> [TASK TO COMPLETE]:
Make an exact copy of the data below, leaving out every picture.
[START OF DATA LISTING]
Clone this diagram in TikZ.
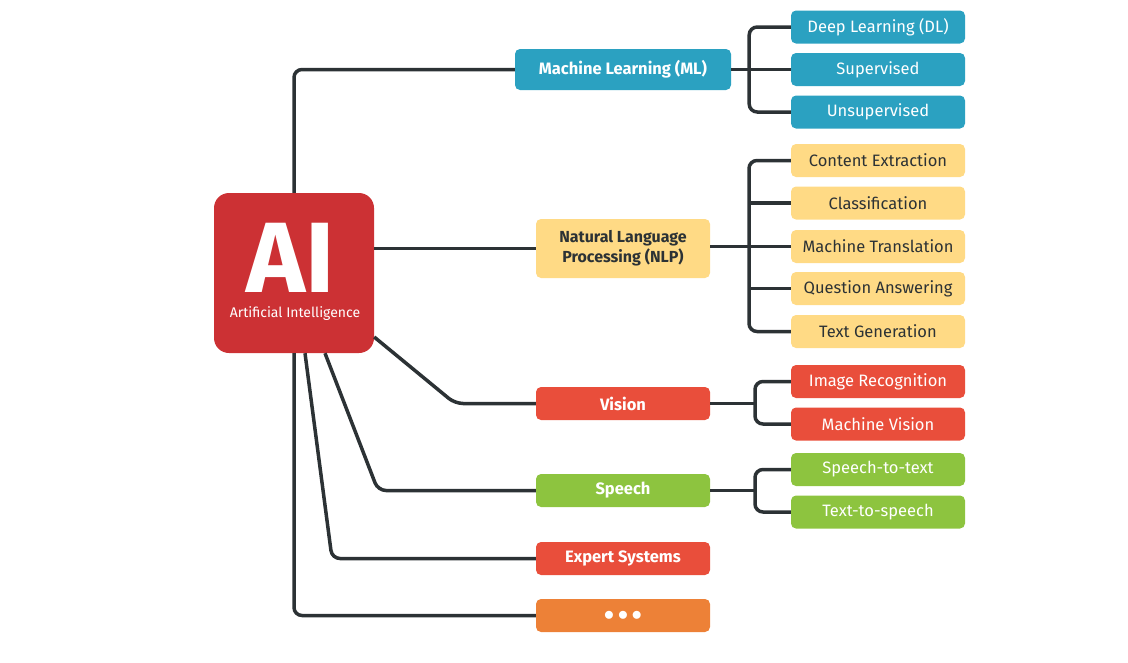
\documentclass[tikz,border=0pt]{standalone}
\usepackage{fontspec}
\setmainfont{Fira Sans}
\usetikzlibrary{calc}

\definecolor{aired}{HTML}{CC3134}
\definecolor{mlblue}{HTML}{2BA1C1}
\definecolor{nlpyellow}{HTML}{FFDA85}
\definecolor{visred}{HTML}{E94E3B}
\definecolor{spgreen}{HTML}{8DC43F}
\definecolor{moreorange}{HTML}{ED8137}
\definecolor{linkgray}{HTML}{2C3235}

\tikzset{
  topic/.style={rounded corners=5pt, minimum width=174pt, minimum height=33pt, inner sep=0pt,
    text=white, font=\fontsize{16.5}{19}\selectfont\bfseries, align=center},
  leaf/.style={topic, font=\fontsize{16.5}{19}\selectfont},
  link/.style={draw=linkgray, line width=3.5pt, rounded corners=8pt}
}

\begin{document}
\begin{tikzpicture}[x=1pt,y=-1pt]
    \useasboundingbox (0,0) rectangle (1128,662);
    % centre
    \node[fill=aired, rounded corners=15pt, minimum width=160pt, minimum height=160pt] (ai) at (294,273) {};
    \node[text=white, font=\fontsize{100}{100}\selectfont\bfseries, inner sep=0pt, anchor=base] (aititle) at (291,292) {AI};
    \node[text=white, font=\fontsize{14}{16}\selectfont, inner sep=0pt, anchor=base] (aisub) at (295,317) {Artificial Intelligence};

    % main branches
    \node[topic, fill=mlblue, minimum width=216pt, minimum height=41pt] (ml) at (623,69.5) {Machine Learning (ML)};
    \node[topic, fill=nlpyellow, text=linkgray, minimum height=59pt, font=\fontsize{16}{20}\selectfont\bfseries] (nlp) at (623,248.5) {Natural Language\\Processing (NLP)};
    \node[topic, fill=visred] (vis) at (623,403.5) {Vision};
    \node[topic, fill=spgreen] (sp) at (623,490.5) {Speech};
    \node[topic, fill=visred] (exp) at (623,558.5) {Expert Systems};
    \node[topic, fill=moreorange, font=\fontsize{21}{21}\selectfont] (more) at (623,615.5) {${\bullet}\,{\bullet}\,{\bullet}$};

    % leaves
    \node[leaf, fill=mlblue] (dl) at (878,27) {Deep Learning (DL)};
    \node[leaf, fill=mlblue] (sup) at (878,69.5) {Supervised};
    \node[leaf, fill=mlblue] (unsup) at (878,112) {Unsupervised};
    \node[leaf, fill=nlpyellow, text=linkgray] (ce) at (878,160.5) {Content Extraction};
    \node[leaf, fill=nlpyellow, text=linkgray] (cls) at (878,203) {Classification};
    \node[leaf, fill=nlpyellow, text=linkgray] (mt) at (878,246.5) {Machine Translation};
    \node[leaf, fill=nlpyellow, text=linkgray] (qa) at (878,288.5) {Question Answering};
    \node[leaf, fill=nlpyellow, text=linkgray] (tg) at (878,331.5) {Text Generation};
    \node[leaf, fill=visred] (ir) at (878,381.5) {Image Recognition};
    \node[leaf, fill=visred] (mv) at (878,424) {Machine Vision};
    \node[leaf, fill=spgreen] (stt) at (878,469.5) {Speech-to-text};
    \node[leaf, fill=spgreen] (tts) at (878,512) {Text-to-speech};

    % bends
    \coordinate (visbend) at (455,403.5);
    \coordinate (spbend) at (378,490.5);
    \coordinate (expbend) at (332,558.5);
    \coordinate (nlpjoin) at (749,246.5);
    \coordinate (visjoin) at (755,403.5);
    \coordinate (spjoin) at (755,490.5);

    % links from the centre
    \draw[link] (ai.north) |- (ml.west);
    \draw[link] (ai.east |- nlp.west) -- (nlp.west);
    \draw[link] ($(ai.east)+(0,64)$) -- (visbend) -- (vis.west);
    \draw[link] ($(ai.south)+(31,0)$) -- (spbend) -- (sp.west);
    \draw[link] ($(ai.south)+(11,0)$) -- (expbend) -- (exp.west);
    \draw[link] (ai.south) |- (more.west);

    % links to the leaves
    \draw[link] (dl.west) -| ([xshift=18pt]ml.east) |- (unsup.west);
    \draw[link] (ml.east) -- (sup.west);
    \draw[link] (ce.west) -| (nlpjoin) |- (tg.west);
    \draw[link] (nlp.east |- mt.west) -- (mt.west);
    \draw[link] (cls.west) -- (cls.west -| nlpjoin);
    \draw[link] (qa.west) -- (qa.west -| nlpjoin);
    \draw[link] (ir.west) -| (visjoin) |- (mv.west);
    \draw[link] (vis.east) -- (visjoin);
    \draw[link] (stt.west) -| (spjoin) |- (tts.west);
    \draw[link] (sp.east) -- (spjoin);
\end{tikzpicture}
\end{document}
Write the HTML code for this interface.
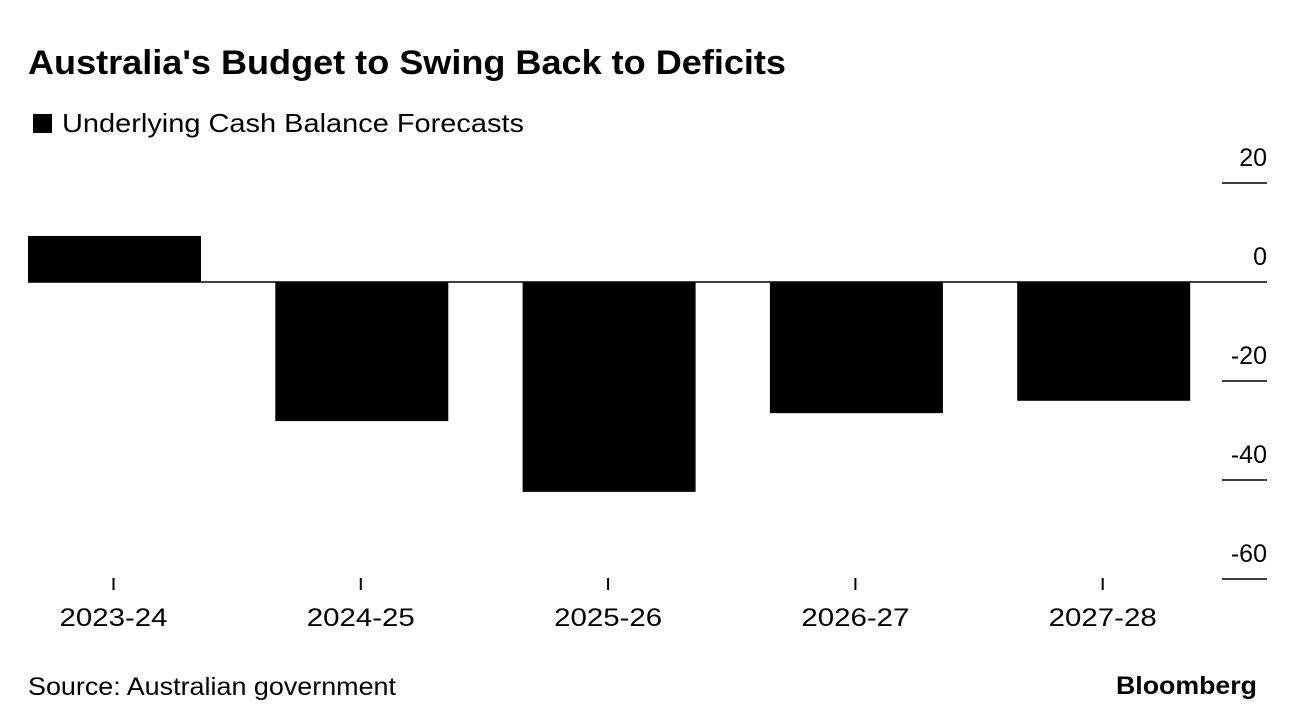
[END OF DATA LISTING]
> [RIGHT ANSWER]:
Clone this diagram in TikZ.
\documentclass[tikz,border=0pt]{standalone}
\usepackage{fontspec}
\setmainfont{Fira Sans}
\usetikzlibrary{calc}

\definecolor{aired}{HTML}{CC3134}
\definecolor{mlblue}{HTML}{2BA1C1}
\definecolor{nlpyellow}{HTML}{FFDA85}
\definecolor{visred}{HTML}{E94E3B}
\definecolor{spgreen}{HTML}{8DC43F}
\definecolor{moreorange}{HTML}{ED8137}
\definecolor{linkgray}{HTML}{2C3235}

\tikzset{
  topic/.style={rounded corners=5pt, minimum width=174pt, minimum height=33pt, inner sep=0pt,
    text=white, font=\fontsize{16.5}{19}\selectfont\bfseries, align=center},
  leaf/.style={topic, font=\fontsize{16.5}{19}\selectfont},
  link/.style={draw=linkgray, line width=3.5pt, rounded corners=8pt}
}

\begin{document}
\begin{tikzpicture}[x=1pt,y=-1pt]
    \useasboundingbox (0,0) rectangle (1128,662);
    % centre
    \node[fill=aired, rounded corners=15pt, minimum width=160pt, minimum height=160pt] (ai) at (294,273) {};
    \node[text=white, font=\fontsize{100}{100}\selectfont\bfseries, inner sep=0pt, anchor=base] (aititle) at (291,292) {AI};
    \node[text=white, font=\fontsize{14}{16}\selectfont, inner sep=0pt, anchor=base] (aisub) at (295,317) {Artificial Intelligence};

    % main branches
    \node[topic, fill=mlblue, minimum width=216pt, minimum height=41pt] (ml) at (623,69.5) {Machine Learning (ML)};
    \node[topic, fill=nlpyellow, text=linkgray, minimum height=59pt, font=\fontsize{16}{20}\selectfont\bfseries] (nlp) at (623,248.5) {Natural Language\\Processing (NLP)};
    \node[topic, fill=visred] (vis) at (623,403.5) {Vision};
    \node[topic, fill=spgreen] (sp) at (623,490.5) {Speech};
    \node[topic, fill=visred] (exp) at (623,558.5) {Expert Systems};
    \node[topic, fill=moreorange, font=\fontsize{21}{21}\selectfont] (more) at (623,615.5) {${\bullet}\,{\bullet}\,{\bullet}$};

    % leaves
    \node[leaf, fill=mlblue] (dl) at (878,27) {Deep Learning (DL)};
    \node[leaf, fill=mlblue] (sup) at (878,69.5) {Supervised};
    \node[leaf, fill=mlblue] (unsup) at (878,112) {Unsupervised};
    \node[leaf, fill=nlpyellow, text=linkgray] (ce) at (878,160.5) {Content Extraction};
    \node[leaf, fill=nlpyellow, text=linkgray] (cls) at (878,203) {Classification};
    \node[leaf, fill=nlpyellow, text=linkgray] (mt) at (878,246.5) {Machine Translation};
    \node[leaf, fill=nlpyellow, text=linkgray] (qa) at (878,288.5) {Question Answering};
    \node[leaf, fill=nlpyellow, text=linkgray] (tg) at (878,331.5) {Text Generation};
    \node[leaf, fill=visred] (ir) at (878,381.5) {Image Recognition};
    \node[leaf, fill=visred] (mv) at (878,424) {Machine Vision};
    \node[leaf, fill=spgreen] (stt) at (878,469.5) {Speech-to-text};
    \node[leaf, fill=spgreen] (tts) at (878,512) {Text-to-speech};

    % bends
    \coordinate (visbend) at (455,403.5);
    \coordinate (spbend) at (378,490.5);
    \coordinate (expbend) at (332,558.5);
    \coordinate (nlpjoin) at (749,246.5);
    \coordinate (visjoin) at (755,403.5);
    \coordinate (spjoin) at (755,490.5);

    % links from the centre
    \draw[link] (ai.north) |- (ml.west);
    \draw[link] (ai.east |- nlp.west) -- (nlp.west);
    \draw[link] ($(ai.east)+(0,64)$) -- (visbend) -- (vis.west);
    \draw[link] ($(ai.south)+(31,0)$) -- (spbend) -- (sp.west);
    \draw[link] ($(ai.south)+(11,0)$) -- (expbend) -- (exp.west);
    \draw[link] (ai.south) |- (more.west);

    % links to the leaves
    \draw[link] (dl.west) -| ([xshift=18pt]ml.east) |- (unsup.west);
    \draw[link] (ml.east) -- (sup.west);
    \draw[link] (ce.west) -| (nlpjoin) |- (tg.west);
    \draw[link] (nlp.east |- mt.west) -- (mt.west);
    \draw[link] (cls.west) -- (cls.west -| nlpjoin);
    \draw[link] (qa.west) -- (qa.west -| nlpjoin);
    \draw[link] (ir.west) -| (visjoin) |- (mv.west);
    \draw[link] (vis.east) -- (visjoin);
    \draw[link] (stt.west) -| (spjoin) |- (tts.west);
    \draw[link] (sp.east) -- (spjoin);
\end{tikzpicture}
\end{document}
Write the HTML code for this interface.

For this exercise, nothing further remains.